Chopp likewise highlights that feminist theory brings in a fresh perspective to feminist theology by evoking new methods of analysis that may have not existed under an androcentric scholarship. In her analysis of the ways feminist theory has been implicated in feminist theology, Chopp aims to understand the scope of feminist theory in theology. She acknowledges Young’s concerns for disillusioned feminism in scholarship in her emphasis on pragmatism, combining theories instead of tunnel-visioning on a single theory in order to achieve an ultimate aim (Chopp 224). Chopp contends that feminist theology should not feel confined to the limits feminist theory to define sites of contention and substance of its reflection because it causes a certain fixation that risks becoming too far-off from both the realities of the real world and the overarching feminist vision of what the world should be (229; 231). Alternatively, Chopp believes that feminist theory is a lens that can be used for more than just to tackle explicitly “feminist” issues, but to provoke important and enriching new questions for feminist theology (231).


Work Cited

Chopp, Rebecca S. "Theorizing Feminist Theology." In Horizons in Feminist Theology: Identity, Tradition, and Norms. Ed. Rebecca S. Chopp. and Shiela Greeve Davaney. Minneapolis MN: Fortress Press, 1997, 215–231, 258–259.

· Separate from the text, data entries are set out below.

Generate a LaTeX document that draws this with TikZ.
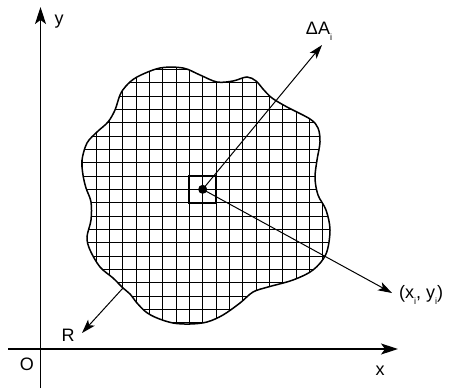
\documentclass[tikz,border=0pt]{standalone}
\usepackage{fontspec}
\setmainfont{Liberation Sans}
\usetikzlibrary{arrows.meta}
\newcommand\sbi{\raisebox{-0.3em}{\fontsize{9}{9}\selectfont i}}
\begin{document}
\begin{tikzpicture}[x=1pt,y=-1pt,
  lbl/.style={inner sep=0pt,font=\fontsize{18}{20}\selectfont},
  axis/.style={line width=1.3pt,-{Stealth[length=17pt,width=11pt,inset=4pt]}},
  vec/.style={line width=1pt,-{Stealth[length=14pt,width=9pt,inset=3.5pt]}},
  gridline/.style={line width=0.9pt},
  outline/.style={line width=1.5pt}]
\useasboundingbox (0,0) rectangle (457,388);
% axes
\coordinate (ybot) at (40.5,388);
\coordinate (ytop) at (40.5,7);
\coordinate (xleft) at (8,349);
\coordinate (xright) at (398,349);
\draw[axis] (ybot) -- (ytop);
\draw[axis] (xleft) -- (xright);
\node[lbl] (ylab) at (59,22) {y};
\node[lbl] (xlab) at (380,371) {x};
\node[lbl] (olab) at (27,364) {O};
% blob
\def\blob{plot[smooth cycle,tension=0.55] coordinates {
 (160,68) (183,68) (200,75) (217,82) (233,81) (247,77) (256,81) (263,89)
 (272,98) (287,107) (310,119) (318,128) (320,142) (317,160) (315,178)
 (318,195) (326,210) (330,230) (326,254) (313,270) (293,280) (268,287)
 (253,292) (240,303) (223,315) (207,322) (190,324) (173,323) (157,318)
 (146,312) (137,303) (130,294) (123,288) (113,278) (100,267) (90,250)
 (87,237) (91,220) (91,202) (86,188) (83,175) (82,160) (87,143) (97,132)
 (108,122) (115,110) (120,95) (126,86) (137,77)}}
\begin{scope}
\clip \blob;
\foreach \k in {-10,...,10}{
  \draw[gridline] (202.667+13.333*\k,50) -- (202.667+13.333*\k,340);
  \draw[gridline] (70,189.333+13.333*\k) -- (340,189.333+13.333*\k);
}
\end{scope}
\draw[outline] \blob;
% element
\node[draw,line width=2pt,minimum size=26.7pt,inner sep=0pt] (sq) at (202.667,189.333) {};
\node[circle,fill,inner sep=0pt,minimum size=9pt] (c) at (202.667,189.333) {};
\coordinate (tipA) at (322,45);
\coordinate (tipX) at (392,293);
\coordinate (rstart) at (123,288);
\coordinate (tipR) at (82,333);
\draw[vec] (c.center) -- (tipA);
\draw[vec] (c.center) -- (tipX);
\draw[vec] (rstart) -- (tipR);
\node[lbl] (dA) at (319,31.5) {ΔA\sbi};
\node[lbl,anchor=west] (xy) at (399,295) {(x\sbi, y\sbi)};
\node[lbl] (rlab) at (68,335) {R};
\end{tikzpicture}
\end{document}
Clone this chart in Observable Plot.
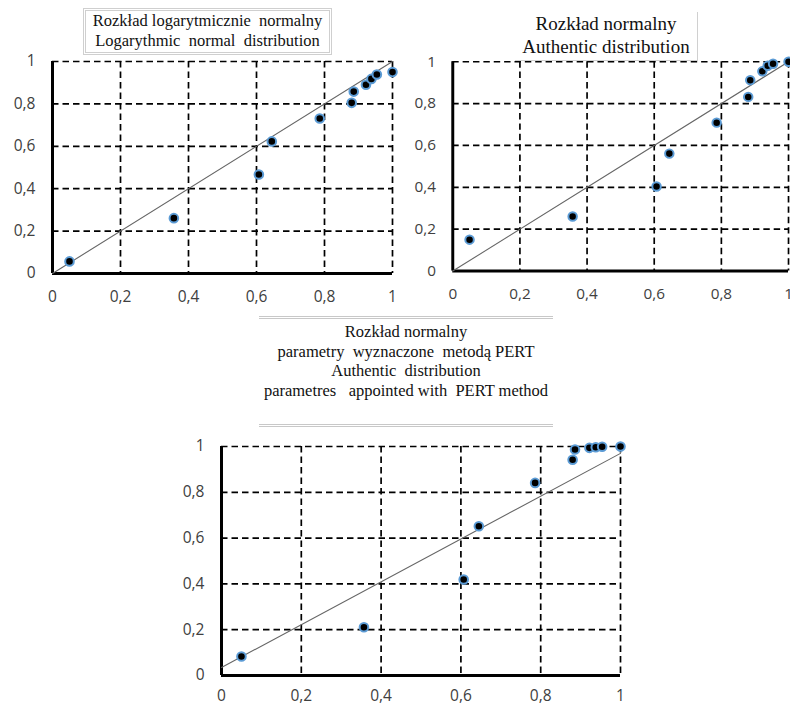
<!DOCTYPE html>
<html>
<head>
<meta charset="utf-8">
<script src="https://cdn.jsdelivr.net/npm/d3@7"></script>
<script src="https://cdn.jsdelivr.net/npm/@observablehq/plot@0.6"></script>
<style>
  html, body { margin: 0; padding: 0; background: #fff; }
  body { width: 790px; height: 705px; position: relative; overflow: hidden; }
  .panel { position: absolute; }
  .title { position: absolute; font-family: "Liberation Serif", "Times New Roman", serif; color: #111; text-align: center; white-space: pre; }
</style>
</head>
<body>
<div id="p2" class="panel" style="left:395px; top:0px; width:395px; height:310px; overflow:hidden;"></div>
<div id="p1" class="panel" style="left:0px; top:0px;"></div>
<div id="p3" class="panel" style="left:150px; top:400px;"></div>

<div class="title" style="left:83px; top:8px; width:243px; height:41px; border:3px double #cfcfcf; font-size:16.5px; line-height:19.5px; padding-top:0px;">Rozkład logarytmicznie  normalny
Logarythmic  normal  distribution</div>

<div class="title" style="left:515px; top:12px; width:182px; height:48px; border-right:1px solid #d0d0d0; border-bottom:1px solid #d0d0d0; font-size:19px; line-height:23px;">Rozkład normalny
Authentic distribution</div>

<div style="position:absolute; left:259px; top:316px; width:294px; height:1px; border-top:3px double #c8c8c8;"></div>
<div style="position:absolute; left:259px; top:424px; width:294px; height:1px; border-top:3px double #c8c8c8;"></div>
<div class="title" style="left:259px; top:322px; width:294px; font-size:16.5px; line-height:19.7px;">Rozkład normalny
parametry  wyznaczone  metodą PERT
Authentic  distribution
parametres   appointed with  PERT method</div>

<script>
const empirical = [0.05, 0.357, 0.607, 0.645, 0.786, 0.88, 0.886, 0.922, 0.938, 0.954, 1.0];
const logNormalY = [0.057, 0.261, 0.467, 0.623, 0.731, 0.805, 0.858, 0.89, 0.918, 0.939, 0.95];
const normalY = [0.15, 0.261, 0.404, 0.561, 0.709, 0.832, 0.912, 0.954, 0.981, 0.99, 1.0];
const pertY = [0.083, 0.211, 0.419, 0.652, 0.841, 0.942, 0.987, 0.994, 0.997, 0.999, 1.0];

// Reference lines (start/end)
const diagX = [0, 1];
const diagY = [0, 1];
const pertLineX = [0, 1];
const pertLineY = [0.035, 0.97];

const ticks = [0, 0.2, 0.4, 0.6, 0.8, 1];
const gridTicks = [0.2, 0.4, 0.6, 0.8, 1];
const fmt = d => String(d).replace(".", ",");

function panel(ys, lx, ly, opts) {
  const pts = empirical.map((x, i) => ({x, y: ys[i]}));
  const line = lx.map((x, i) => ({x, y: ly[i]}));
  return Plot.plot({
    width: opts.width, height: opts.height,
    marginLeft: opts.ml, marginRight: opts.mr, marginTop: opts.mt, marginBottom: opts.mb,
    x: {domain: [0, 1], ticks},
    y: {domain: [0, 1], ticks},
    style: {fontFamily: "'Open Sans', sans-serif", fontSize: "15.5px", color: "#404040", background: "transparent", overflow: "visible"},
    marks: [
      Plot.ruleX(gridTicks, {stroke: "#000", strokeWidth: 1.7, strokeDasharray: "6.5,4"}),
      Plot.ruleY(gridTicks, {stroke: "#000", strokeWidth: 1.7, strokeDasharray: "6.5,4"}),
      Plot.ruleX([0], {stroke: "#000", strokeWidth: 3}),
      Plot.ruleY([0], {stroke: "#000", strokeWidth: 3}),
      Plot.axisX({ticks, tickSize: 0, tickPadding: opts.xpad, tickFormat: fmt, label: null, fill: "#404040", fontSize: 15.5}),
      Plot.axisY({ticks, tickSize: 0, tickPadding: 17, tickFormat: fmt, label: null, fill: "#404040", fontSize: 15.5}),
      Plot.line(line, {x: "x", y: "y", stroke: "#666", strokeWidth: 1.1}),
      Plot.dot(pts, {x: "x", y: "y", r: 4.3, fill: "#000", stroke: "#5b9bd5", strokeWidth: 2})
    ]
  });
}

document.getElementById("p1").appendChild(panel(logNormalY, diagX, diagY,
  {width: 400, height: 310, ml: 52, mr: 8, mt: 61, mb: 37, xpad: 17}));
document.getElementById("p2").appendChild(panel(normalY, diagX, diagY,
  {width: 400, height: 310, ml: 58, mr: 2, mt: 62, mb: 36, xpad: 17}));
document.getElementById("p3").appendChild(panel(pertY, pertLineX, pertLineY,
  {width: 490, height: 305, ml: 71, mr: 20, mt: 46, mb: 30, xpad: 14}));
</script>
</body>
</html>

Juschka, Darlene M. "Gender." In The Routledge Companion to the Study of Religion, Second Edition. Ed. John R. Hinnells. London and New York: Routledge, 2010, 245–258.


King, Ursula. "Gender and the Study of Religion." In Theories of Religion: A Reader. Ed. Seth D. Kinin with Johnathan Miles-Watson. New Brunswick, NJ: Rutgers University Press, 2006, 411–424.


Shaw, Rosalind. "Feminist Anthropology and the Gendering of Religious Studies." In Theories of Religion: A Reader. Ed. Seth D. Kinin with Johnathan Miles-Watson. New Brunswick, NJ: Rutgers University Press, 2006, 425–433.


Young, Katherine K. "Introduction"; "Postscript." In Feminism and World Religions. Ed. Arvind Sharma and Katherine K. Young. Albany: State University of New York Press, 1999. 1–24, 279–312.